2012: The company founds Figeac Aéro Picardie, located in Méaulte (a commune in Somme Department). The subsidiary specializes in mounting large aircraft sub-assemblies. Additionally, the Figeac Aéro Tunisia subsidiary begins operation. The Tunisian operation reports revenues of €1.3 million while the parent company reaches the €109.5 million.

2013: The company IPO’s on Altemext Paris (now, Euronext Paris) at €9.20 per share. The share capital is split between the 93% majority shareholder and 7% free float.

2014: Figeac undergoes a series of growth initiatives, including:

Acquisition of the Sonaca production site in Wichita, Kansas. The operation is renamed Figeac Aéro North America, which specializes in surface treatment, microbead blasting, and shot peen forming. It is also engaged in structures assembly. This move exposed the French parent company to US-dollar transactions and North American deals.

Figeac signs a $60 million agreement with US aerostructures business, Spirit Aerosystems.

Figeac also sign a cooperation agreement with VSMPO-AVISMA, granting the French aerostructures business access to Titanium from Russia. This deal would gain attention following the 2022 Russo-Ukrainian war, when the European Commission conducted a study of the European titanium industry.

Safran selects Figeac to produce parts for the CFM LEAP engines. The deal, which is valued at $500 million over a term of 10 years, prompted Figeac to construct a dedicated 7,500 square meter site in Figeac, France. Under this deal, the group is responsible for casings for ferrules (LEAP-1A and -1B) and inter-vein shrouds (LEAP-1A/-1C and 1B).

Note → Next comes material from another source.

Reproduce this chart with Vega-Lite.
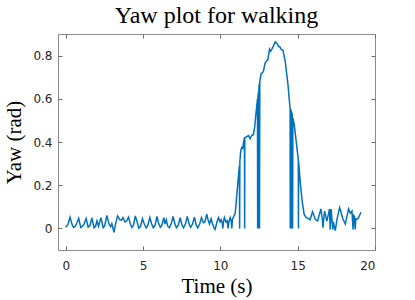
{
  "$schema": "https://vega.github.io/schema/vega-lite/v6.json",
  "autosize": {"type": "none"},
  "width": 317,
  "height": 216,
  "padding": {"left": 58, "top": 34, "right": 40, "bottom": 50},
  "background": "white",
  "title": {
    "text": "Yaw plot for walking",
    "font": "Liberation Serif",
    "fontSize": 24,
    "fontWeight": "normal",
    "color": "#000000",
    "anchor": "middle",
    "frame": "group",
    "offset": 6
  },
  "config": {
    "view": {"stroke": "#8a8a8a", "strokeWidth": 1},
    "axis": {
      "grid": false,
      "domain": false,
      "tickColor": "#6e6e6e",
      "tickSize": -4,
      "tickWidth": 1,
      "labelFont": "DejaVu Sans",
      "labelFontSize": 12,
      "labelColor": "#262626",
      "titleFont": "Liberation Serif",
      "titleFontSize": 21,
      "titleFontWeight": "normal",
      "titleColor": "#000000"
    }
  },
  "data": {
    "values": [
      {"t": 0.0, "v": 0.005}, {"t": 0.15, "v": 0.02}, {"t": 0.28, "v": 0.052}, {"t": 0.4, "v": 0.02},
      {"t": 0.5, "v": 0.005}, {"t": 0.62, "v": 0.01}, {"t": 0.72, "v": 0.025}, {"t": 0.84, "v": 0.047},
      {"t": 0.97, "v": 0.004}, {"t": 1.08, "v": 0.01}, {"t": 1.18, "v": 0.02}, {"t": 1.32, "v": 0.046},
      {"t": 1.45, "v": 0.006}, {"t": 1.56, "v": 0.012}, {"t": 1.69, "v": 0.048}, {"t": 1.83, "v": 0.003},
      {"t": 1.93, "v": 0.01}, {"t": 2.02, "v": 0.035}, {"t": 2.12, "v": 0.01}, {"t": 2.28, "v": 0.05},
      {"t": 2.42, "v": 0.004}, {"t": 2.52, "v": 0.012}, {"t": 2.66, "v": 0.06}, {"t": 2.8, "v": 0.02},
      {"t": 2.9, "v": 0.008}, {"t": 2.98, "v": 0.022}, {"t": 3.12, "v": -0.018}, {"t": 3.22, "v": 0.02},
      {"t": 3.35, "v": 0.058}, {"t": 3.5, "v": 0.04}, {"t": 3.6, "v": 0.038}, {"t": 3.7, "v": 0.05},
      {"t": 3.84, "v": 0.03}, {"t": 3.95, "v": 0.035}, {"t": 4.06, "v": 0.052}, {"t": 4.18, "v": 0.02},
      {"t": 4.28, "v": 0.004}, {"t": 4.38, "v": 0.015}, {"t": 4.5, "v": 0.058}, {"t": 4.62, "v": 0.03},
      {"t": 4.72, "v": 0.002}, {"t": 4.84, "v": 0.01}, {"t": 4.96, "v": 0.045}, {"t": 5.08, "v": 0.02},
      {"t": 5.2, "v": 0.003}, {"t": 5.3, "v": 0.012}, {"t": 5.44, "v": 0.05}, {"t": 5.56, "v": 0.02},
      {"t": 5.66, "v": 0.003}, {"t": 5.78, "v": 0.015}, {"t": 5.9, "v": 0.055}, {"t": 6.02, "v": 0.02},
      {"t": 6.12, "v": 0.005}, {"t": 6.22, "v": 0.015}, {"t": 6.34, "v": 0.05}, {"t": 6.42, "v": 0.02},
      {"t": 6.5, "v": 0.04}, {"t": 6.6, "v": 0.01}, {"t": 6.7, "v": 0.003}, {"t": 6.82, "v": 0.02},
      {"t": 6.94, "v": 0.055}, {"t": 7.06, "v": 0.02}, {"t": 7.16, "v": 0.003}, {"t": 7.28, "v": 0.015},
      {"t": 7.4, "v": 0.05}, {"t": 7.52, "v": 0.015}, {"t": 7.62, "v": 0.003}, {"t": 7.74, "v": 0.02},
      {"t": 7.86, "v": 0.056}, {"t": 7.98, "v": 0.02}, {"t": 8.08, "v": 0.005}, {"t": 8.2, "v": 0.02},
      {"t": 8.32, "v": 0.052}, {"t": 8.44, "v": 0.015}, {"t": 8.54, "v": 0.002}, {"t": 8.66, "v": 0.02},
      {"t": 8.78, "v": 0.05}, {"t": 8.9, "v": 0.026}, {"t": 9.0, "v": 0.03}, {"t": 9.12, "v": 0.066},
      {"t": 9.22, "v": 0.035}, {"t": 9.3, "v": 0.02}, {"t": 9.4, "v": 0.045}, {"t": 9.5, "v": 0.02},
      {"t": 9.6, "v": 0.0}, {"t": 9.66, "v": -0.005}, {"t": 9.78, "v": 0.03}, {"t": 9.88, "v": 0.05},
      {"t": 9.98, "v": 0.03}, {"t": 10.05, "v": 0.04}, {"t": 10.12, "v": 0.025}, {"t": 10.16, "v": 0.0},
      {"t": 10.2, "v": 0.03}, {"t": 10.26, "v": 0.05}, {"t": 10.36, "v": 0.03}, {"t": 10.44, "v": 0.035},
      {"t": 10.5, "v": 0.0}, {"t": 10.55, "v": 0.03}, {"t": 10.64, "v": 0.05}, {"t": 10.7, "v": 0.035},
      {"t": 10.74, "v": 0.0}, {"t": 10.78, "v": 0.04}, {"t": 10.86, "v": 0.055}, {"t": 10.96, "v": 0.07},
      {"t": 11.07, "v": 0.16}, {"t": 11.18, "v": 0.25}, {"t": 11.23, "v": 0.29}, {"t": 11.245, "v": 0.0},
      {"t": 11.26, "v": 0.31}, {"t": 11.32, "v": 0.36}, {"t": 11.38, "v": 0.375}, {"t": 11.45, "v": 0.37},
      {"t": 11.5, "v": 0.4}, {"t": 11.56, "v": 0.42}, {"t": 11.57, "v": 0.0}, {"t": 11.58, "v": 0.42},
      {"t": 11.7, "v": 0.425}, {"t": 11.82, "v": 0.43}, {"t": 11.93, "v": 0.415}, {"t": 12.02, "v": 0.43},
      {"t": 12.14, "v": 0.435}, {"t": 12.22, "v": 0.47}, {"t": 12.3, "v": 0.53}, {"t": 12.4, "v": 0.6},
      {"t": 12.41, "v": 0.0}, {"t": 12.43, "v": 0.61}, {"t": 12.46, "v": 0.63}, {"t": 12.47, "v": 0.0},
      {"t": 12.49, "v": 0.65}, {"t": 12.52, "v": 0.67}, {"t": 12.53, "v": 0.0}, {"t": 12.55, "v": 0.68},
      {"t": 12.64, "v": 0.718}, {"t": 12.72, "v": 0.72}, {"t": 12.79, "v": 0.73}, {"t": 12.9, "v": 0.768},
      {"t": 13.0, "v": 0.775}, {"t": 13.07, "v": 0.78}, {"t": 13.18, "v": 0.83}, {"t": 13.25, "v": 0.82},
      {"t": 13.33, "v": 0.83}, {"t": 13.44, "v": 0.846}, {"t": 13.55, "v": 0.864}, {"t": 13.63, "v": 0.858},
      {"t": 13.7, "v": 0.852}, {"t": 13.78, "v": 0.842}, {"t": 13.85, "v": 0.84}, {"t": 13.94, "v": 0.828},
      {"t": 14.04, "v": 0.826}, {"t": 14.12, "v": 0.8}, {"t": 14.19, "v": 0.776}, {"t": 14.28, "v": 0.72},
      {"t": 14.37, "v": 0.668}, {"t": 14.45, "v": 0.6}, {"t": 14.51, "v": 0.555}, {"t": 14.52, "v": 0.0},
      {"t": 14.54, "v": 0.55}, {"t": 14.58, "v": 0.545}, {"t": 14.59, "v": 0.0}, {"t": 14.61, "v": 0.54},
      {"t": 14.66, "v": 0.52}, {"t": 14.67, "v": 0.0}, {"t": 14.69, "v": 0.51}, {"t": 14.78, "v": 0.48},
      {"t": 14.86, "v": 0.43}, {"t": 14.95, "v": 0.374}, {"t": 15.04, "v": 0.32}, {"t": 15.05, "v": 0.0},
      {"t": 15.06, "v": 0.31}, {"t": 15.17, "v": 0.21}, {"t": 15.3, "v": 0.12}, {"t": 15.42, "v": 0.065},
      {"t": 15.55, "v": 0.05}, {"t": 15.7, "v": 0.045}, {"t": 15.8, "v": 0.04}, {"t": 15.96, "v": 0.077},
      {"t": 16.14, "v": 0.042}, {"t": 16.29, "v": 0.034}, {"t": 16.5, "v": 0.09}, {"t": 16.6, "v": 0.04},
      {"t": 16.63, "v": 0.003}, {"t": 16.74, "v": 0.08}, {"t": 16.89, "v": 0.034}, {"t": 17.06, "v": 0.09},
      {"t": 17.1, "v": -0.005}, {"t": 17.16, "v": 0.09}, {"t": 17.22, "v": 0.04}, {"t": 17.27, "v": -0.005},
      {"t": 17.3, "v": 0.03}, {"t": 17.43, "v": -0.01}, {"t": 17.54, "v": 0.042}, {"t": 17.71, "v": 0.096},
      {"t": 17.82, "v": 0.07}, {"t": 17.93, "v": 0.042}, {"t": 18.08, "v": 0.02}, {"t": 18.29, "v": 0.09},
      {"t": 18.4, "v": 0.07}, {"t": 18.51, "v": 0.08}, {"t": 18.58, "v": -0.005}, {"t": 18.62, "v": 0.06},
      {"t": 18.66, "v": 0.057}, {"t": 18.72, "v": -0.005}, {"t": 18.76, "v": 0.045}, {"t": 18.83, "v": 0.042},
      {"t": 18.94, "v": 0.05}, {"t": 19.09, "v": 0.075}
    ]
  },
  "layer": [
    {
      "mark": {"type": "line", "color": "#0072BD", "strokeWidth": 1.5, "clip": true},
      "encoding": {
        "x": {
          "field": "t", "type": "quantitative",
          "scale": {"domain": [-0.5, 20], "nice": false, "zero": false},
          "axis": {
            "orient": "bottom", "values": [0, 5, 10, 15, 20], "labelPadding": 14,
            "title": "Time (s)", "titleY": 42, "titleBaseline": "alphabetic", "titleAnchor": "middle"
          }
        },
        "y": {
          "field": "v", "type": "quantitative",
          "scale": {"domain": [-0.1, 0.9], "nice": false, "zero": false},
          "axis": {
            "orient": "left", "values": [0, 0.2, 0.4, 0.6, 0.8], "labelPadding": 10,
            "labelExpr": "datum.value == 0 ? '0' : format(datum.value, '.1f')",
            "title": "Yaw (rad)", "titleX": -38, "titleY": 108, "titleBaseline": "alphabetic", "titleAngle": -90, "titleAlign": "center"
          }
        }
      }
    },
    {
      "mark": {"type": "line", "opacity": 0},
      "encoding": {
        "x": {
          "field": "t", "type": "quantitative",
          "axis": {"orient": "top", "values": [0, 5, 10, 15, 20], "labels": false, "title": null}
        },
        "y": {
          "field": "v", "type": "quantitative",
          "axis": {"orient": "right", "values": [0, 0.2, 0.4, 0.6, 0.8], "labels": false, "title": null}
        }
      }
    }
  ],
  "resolve": {"axis": {"x": "independent", "y": "independent"}}
}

Group revenues reach €162.3 million.

2015: With its top line surpassing € 200 million, Figeac signs an additional $40 million agreement with Safran to produce titanium segments for the CFM LEAP program. Moreover, it signs a $230 million contract with Embraer S.A. to produce parts for the E-Jets program.  The group founds a new subsidiary in Casablanca and opens a new site in Sonora, Mexico. Figeac signs a deal with Groupe Latécoère for work on the Boeing 787. Finally, the company issues a private placement, issuing € 20 million new shares, diluting the majority shareholder to 88%.

2016: Figeac Aero signs a long term agreement with Stelia in the amount of $400 million.